Repeat all of the material below exactly as written, images excluded.

▶ _Source material_:
━━━━━━

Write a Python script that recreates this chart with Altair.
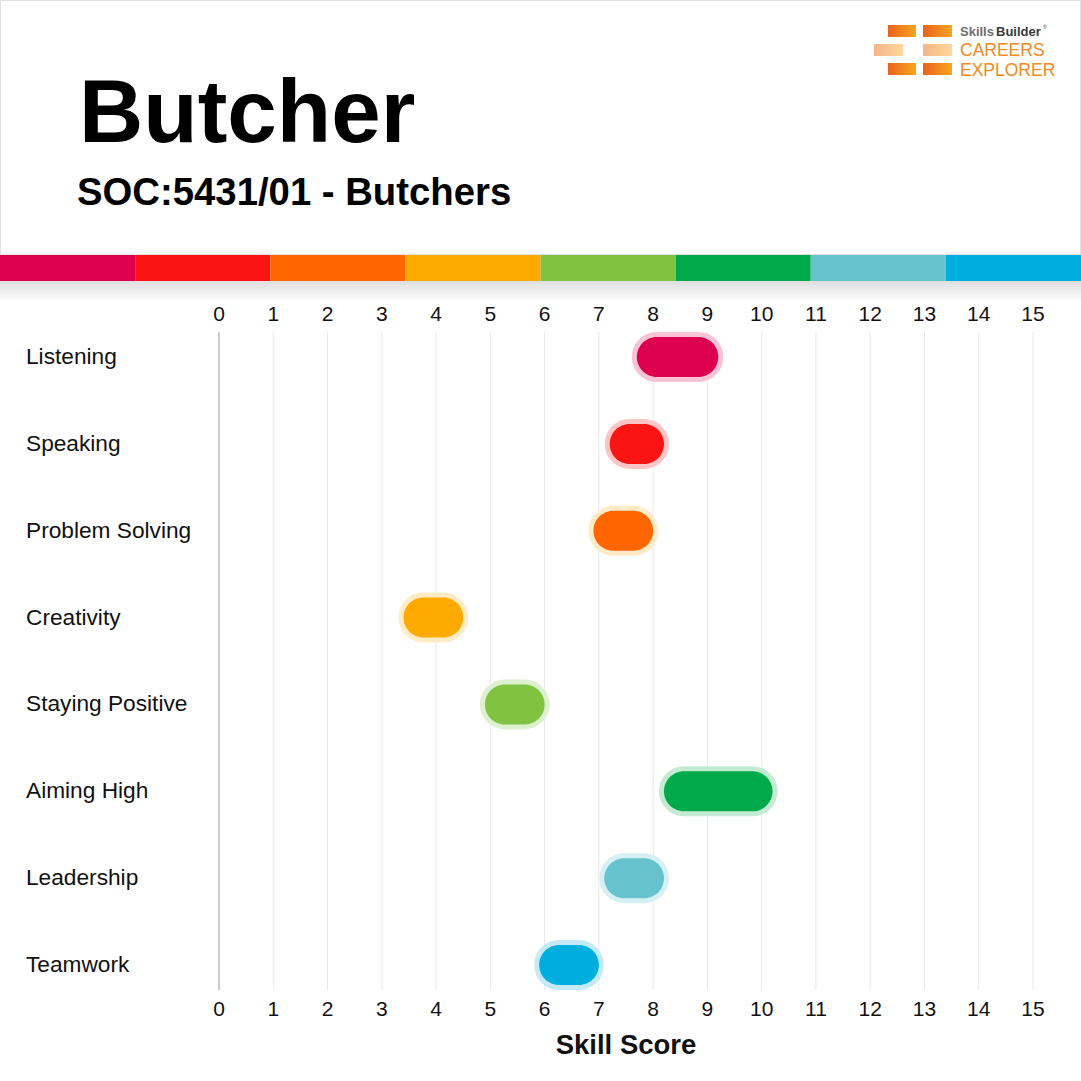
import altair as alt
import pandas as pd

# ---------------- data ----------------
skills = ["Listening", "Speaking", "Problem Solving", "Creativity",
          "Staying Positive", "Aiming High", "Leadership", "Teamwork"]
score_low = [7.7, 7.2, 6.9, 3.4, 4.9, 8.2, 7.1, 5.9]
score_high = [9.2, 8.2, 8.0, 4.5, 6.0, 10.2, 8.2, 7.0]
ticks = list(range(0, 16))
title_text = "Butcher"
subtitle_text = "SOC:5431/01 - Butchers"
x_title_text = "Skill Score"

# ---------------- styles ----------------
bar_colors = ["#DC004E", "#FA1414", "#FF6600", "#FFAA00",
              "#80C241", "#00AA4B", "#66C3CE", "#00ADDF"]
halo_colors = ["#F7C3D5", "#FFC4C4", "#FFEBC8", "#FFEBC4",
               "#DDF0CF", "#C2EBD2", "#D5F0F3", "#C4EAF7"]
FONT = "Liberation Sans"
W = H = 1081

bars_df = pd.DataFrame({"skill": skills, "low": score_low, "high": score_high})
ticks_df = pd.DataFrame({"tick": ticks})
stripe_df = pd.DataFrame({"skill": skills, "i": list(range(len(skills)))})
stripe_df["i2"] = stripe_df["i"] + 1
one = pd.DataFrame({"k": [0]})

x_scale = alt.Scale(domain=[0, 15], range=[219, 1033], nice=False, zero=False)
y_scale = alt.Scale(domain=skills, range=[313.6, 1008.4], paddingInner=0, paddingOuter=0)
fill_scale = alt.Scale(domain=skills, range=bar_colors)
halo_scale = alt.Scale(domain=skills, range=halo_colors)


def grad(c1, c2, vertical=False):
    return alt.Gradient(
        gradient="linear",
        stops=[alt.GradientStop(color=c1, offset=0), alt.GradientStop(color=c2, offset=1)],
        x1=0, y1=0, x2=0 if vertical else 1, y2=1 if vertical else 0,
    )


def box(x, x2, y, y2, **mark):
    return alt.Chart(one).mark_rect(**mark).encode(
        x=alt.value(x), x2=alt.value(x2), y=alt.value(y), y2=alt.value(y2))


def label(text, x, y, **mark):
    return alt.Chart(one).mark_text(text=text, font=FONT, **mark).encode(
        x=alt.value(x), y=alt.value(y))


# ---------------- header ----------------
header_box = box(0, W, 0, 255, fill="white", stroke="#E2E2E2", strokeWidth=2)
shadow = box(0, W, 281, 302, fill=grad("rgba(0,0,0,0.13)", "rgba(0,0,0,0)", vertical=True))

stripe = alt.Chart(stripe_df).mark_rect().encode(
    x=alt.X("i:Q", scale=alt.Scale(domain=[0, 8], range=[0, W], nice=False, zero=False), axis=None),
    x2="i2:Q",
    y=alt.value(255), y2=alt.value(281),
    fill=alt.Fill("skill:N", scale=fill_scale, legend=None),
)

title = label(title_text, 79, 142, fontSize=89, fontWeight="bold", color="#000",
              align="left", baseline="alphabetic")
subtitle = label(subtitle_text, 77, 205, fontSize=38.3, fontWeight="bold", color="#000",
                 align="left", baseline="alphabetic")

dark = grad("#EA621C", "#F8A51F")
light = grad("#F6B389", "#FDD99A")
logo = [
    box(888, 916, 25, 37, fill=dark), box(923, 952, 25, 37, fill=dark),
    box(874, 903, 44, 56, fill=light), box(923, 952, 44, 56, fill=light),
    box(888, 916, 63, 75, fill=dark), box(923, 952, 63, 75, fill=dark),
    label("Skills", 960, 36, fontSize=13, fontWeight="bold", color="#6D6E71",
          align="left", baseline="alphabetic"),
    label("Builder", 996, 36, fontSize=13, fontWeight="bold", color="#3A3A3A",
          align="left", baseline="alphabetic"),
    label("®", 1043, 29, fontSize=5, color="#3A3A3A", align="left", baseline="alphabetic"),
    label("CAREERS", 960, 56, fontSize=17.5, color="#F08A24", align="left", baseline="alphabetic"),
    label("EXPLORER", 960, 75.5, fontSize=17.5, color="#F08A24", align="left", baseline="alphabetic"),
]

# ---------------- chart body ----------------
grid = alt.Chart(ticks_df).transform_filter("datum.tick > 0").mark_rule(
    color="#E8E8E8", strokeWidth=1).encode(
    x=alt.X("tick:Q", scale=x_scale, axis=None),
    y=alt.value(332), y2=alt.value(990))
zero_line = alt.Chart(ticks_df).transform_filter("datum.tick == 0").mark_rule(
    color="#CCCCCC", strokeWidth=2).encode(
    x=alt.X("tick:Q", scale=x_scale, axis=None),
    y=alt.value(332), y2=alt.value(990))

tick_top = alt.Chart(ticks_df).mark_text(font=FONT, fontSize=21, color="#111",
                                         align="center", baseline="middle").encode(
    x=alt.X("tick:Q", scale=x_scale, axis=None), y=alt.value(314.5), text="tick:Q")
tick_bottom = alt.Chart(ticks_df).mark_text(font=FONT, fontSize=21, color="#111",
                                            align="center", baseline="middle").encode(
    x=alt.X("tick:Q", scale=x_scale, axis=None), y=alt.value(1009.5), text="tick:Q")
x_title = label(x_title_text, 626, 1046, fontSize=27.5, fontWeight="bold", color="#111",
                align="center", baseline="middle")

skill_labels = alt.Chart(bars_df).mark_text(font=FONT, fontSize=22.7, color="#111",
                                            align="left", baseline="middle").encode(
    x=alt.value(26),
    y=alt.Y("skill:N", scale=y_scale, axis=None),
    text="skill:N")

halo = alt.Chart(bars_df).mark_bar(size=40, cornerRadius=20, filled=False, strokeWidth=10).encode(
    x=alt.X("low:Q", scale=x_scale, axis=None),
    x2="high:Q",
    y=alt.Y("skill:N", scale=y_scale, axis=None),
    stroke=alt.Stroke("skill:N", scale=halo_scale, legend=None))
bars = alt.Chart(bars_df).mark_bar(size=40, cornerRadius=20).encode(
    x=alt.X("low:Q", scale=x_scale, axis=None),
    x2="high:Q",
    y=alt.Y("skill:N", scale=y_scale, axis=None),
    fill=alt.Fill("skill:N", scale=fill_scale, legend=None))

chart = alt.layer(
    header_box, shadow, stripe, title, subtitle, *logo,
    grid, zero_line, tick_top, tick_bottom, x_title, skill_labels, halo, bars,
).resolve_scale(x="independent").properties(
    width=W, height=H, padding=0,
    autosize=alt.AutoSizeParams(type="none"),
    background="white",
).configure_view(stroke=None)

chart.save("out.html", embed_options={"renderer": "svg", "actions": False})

━━━━━━

▶ _Task solution_:
Write a Python script that recreates this chart with Altair.
import altair as alt
import pandas as pd

# ---------------- data ----------------
skills = ["Listening", "Speaking", "Problem Solving", "Creativity",
          "Staying Positive", "Aiming High", "Leadership", "Teamwork"]
score_low = [7.7, 7.2, 6.9, 3.4, 4.9, 8.2, 7.1, 5.9]
score_high = [9.2, 8.2, 8.0, 4.5, 6.0, 10.2, 8.2, 7.0]
ticks = list(range(0, 16))
title_text = "Butcher"
subtitle_text = "SOC:5431/01 - Butchers"
x_title_text = "Skill Score"

# ---------------- styles ----------------
bar_colors = ["#DC004E", "#FA1414", "#FF6600", "#FFAA00",
              "#80C241", "#00AA4B", "#66C3CE", "#00ADDF"]
halo_colors = ["#F7C3D5", "#FFC4C4", "#FFEBC8", "#FFEBC4",
               "#DDF0CF", "#C2EBD2", "#D5F0F3", "#C4EAF7"]
FONT = "Liberation Sans"
W = H = 1081

bars_df = pd.DataFrame({"skill": skills, "low": score_low, "high": score_high})
ticks_df = pd.DataFrame({"tick": ticks})
stripe_df = pd.DataFrame({"skill": skills, "i": list(range(len(skills)))})
stripe_df["i2"] = stripe_df["i"] + 1
one = pd.DataFrame({"k": [0]})

x_scale = alt.Scale(domain=[0, 15], range=[219, 1033], nice=False, zero=False)
y_scale = alt.Scale(domain=skills, range=[313.6, 1008.4], paddingInner=0, paddingOuter=0)
fill_scale = alt.Scale(domain=skills, range=bar_colors)
halo_scale = alt.Scale(domain=skills, range=halo_colors)


def grad(c1, c2, vertical=False):
    return alt.Gradient(
        gradient="linear",
        stops=[alt.GradientStop(color=c1, offset=0), alt.GradientStop(color=c2, offset=1)],
        x1=0, y1=0, x2=0 if vertical else 1, y2=1 if vertical else 0,
    )


def box(x, x2, y, y2, **mark):
    return alt.Chart(one).mark_rect(**mark).encode(
        x=alt.value(x), x2=alt.value(x2), y=alt.value(y), y2=alt.value(y2))


def label(text, x, y, **mark):
    return alt.Chart(one).mark_text(text=text, font=FONT, **mark).encode(
        x=alt.value(x), y=alt.value(y))


# ---------------- header ----------------
header_box = box(0, W, 0, 255, fill="white", stroke="#E2E2E2", strokeWidth=2)
shadow = box(0, W, 281, 302, fill=grad("rgba(0,0,0,0.13)", "rgba(0,0,0,0)", vertical=True))

stripe = alt.Chart(stripe_df).mark_rect().encode(
    x=alt.X("i:Q", scale=alt.Scale(domain=[0, 8], range=[0, W], nice=False, zero=False), axis=None),
    x2="i2:Q",
    y=alt.value(255), y2=alt.value(281),
    fill=alt.Fill("skill:N", scale=fill_scale, legend=None),
)

title = label(title_text, 79, 142, fontSize=89, fontWeight="bold", color="#000",
              align="left", baseline="alphabetic")
subtitle = label(subtitle_text, 77, 205, fontSize=38.3, fontWeight="bold", color="#000",
                 align="left", baseline="alphabetic")

dark = grad("#EA621C", "#F8A51F")
light = grad("#F6B389", "#FDD99A")
logo = [
    box(888, 916, 25, 37, fill=dark), box(923, 952, 25, 37, fill=dark),
    box(874, 903, 44, 56, fill=light), box(923, 952, 44, 56, fill=light),
    box(888, 916, 63, 75, fill=dark), box(923, 952, 63, 75, fill=dark),
    label("Skills", 960, 36, fontSize=13, fontWeight="bold", color="#6D6E71",
          align="left", baseline="alphabetic"),
    label("Builder", 996, 36, fontSize=13, fontWeight="bold", color="#3A3A3A",
          align="left", baseline="alphabetic"),
    label("®", 1043, 29, fontSize=5, color="#3A3A3A", align="left", baseline="alphabetic"),
    label("CAREERS", 960, 56, fontSize=17.5, color="#F08A24", align="left", baseline="alphabetic"),
    label("EXPLORER", 960, 75.5, fontSize=17.5, color="#F08A24", align="left", baseline="alphabetic"),
]

# ---------------- chart body ----------------
grid = alt.Chart(ticks_df).transform_filter("datum.tick > 0").mark_rule(
    color="#E8E8E8", strokeWidth=1).encode(
    x=alt.X("tick:Q", scale=x_scale, axis=None),
    y=alt.value(332), y2=alt.value(990))
zero_line = alt.Chart(ticks_df).transform_filter("datum.tick == 0").mark_rule(
    color="#CCCCCC", strokeWidth=2).encode(
    x=alt.X("tick:Q", scale=x_scale, axis=None),
    y=alt.value(332), y2=alt.value(990))

tick_top = alt.Chart(ticks_df).mark_text(font=FONT, fontSize=21, color="#111",
                                         align="center", baseline="middle").encode(
    x=alt.X("tick:Q", scale=x_scale, axis=None), y=alt.value(314.5), text="tick:Q")
tick_bottom = alt.Chart(ticks_df).mark_text(font=FONT, fontSize=21, color="#111",
                                            align="center", baseline="middle").encode(
    x=alt.X("tick:Q", scale=x_scale, axis=None), y=alt.value(1009.5), text="tick:Q")
x_title = label(x_title_text, 626, 1046, fontSize=27.5, fontWeight="bold", color="#111",
                align="center", baseline="middle")

skill_labels = alt.Chart(bars_df).mark_text(font=FONT, fontSize=22.7, color="#111",
                                            align="left", baseline="middle").encode(
    x=alt.value(26),
    y=alt.Y("skill:N", scale=y_scale, axis=None),
    text="skill:N")

halo = alt.Chart(bars_df).mark_bar(size=40, cornerRadius=20, filled=False, strokeWidth=10).encode(
    x=alt.X("low:Q", scale=x_scale, axis=None),
    x2="high:Q",
    y=alt.Y("skill:N", scale=y_scale, axis=None),
    stroke=alt.Stroke("skill:N", scale=halo_scale, legend=None))
bars = alt.Chart(bars_df).mark_bar(size=40, cornerRadius=20).encode(
    x=alt.X("low:Q", scale=x_scale, axis=None),
    x2="high:Q",
    y=alt.Y("skill:N", scale=y_scale, axis=None),
    fill=alt.Fill("skill:N", scale=fill_scale, legend=None))

chart = alt.layer(
    header_box, shadow, stripe, title, subtitle, *logo,
    grid, zero_line, tick_top, tick_bottom, x_title, skill_labels, halo, bars,
).resolve_scale(x="independent").properties(
    width=W, height=H, padding=0,
    autosize=alt.AutoSizeParams(type="none"),
    background="white",
).configure_view(stroke=None)

chart.save("out.html", embed_options={"renderer": "svg", "actions": False})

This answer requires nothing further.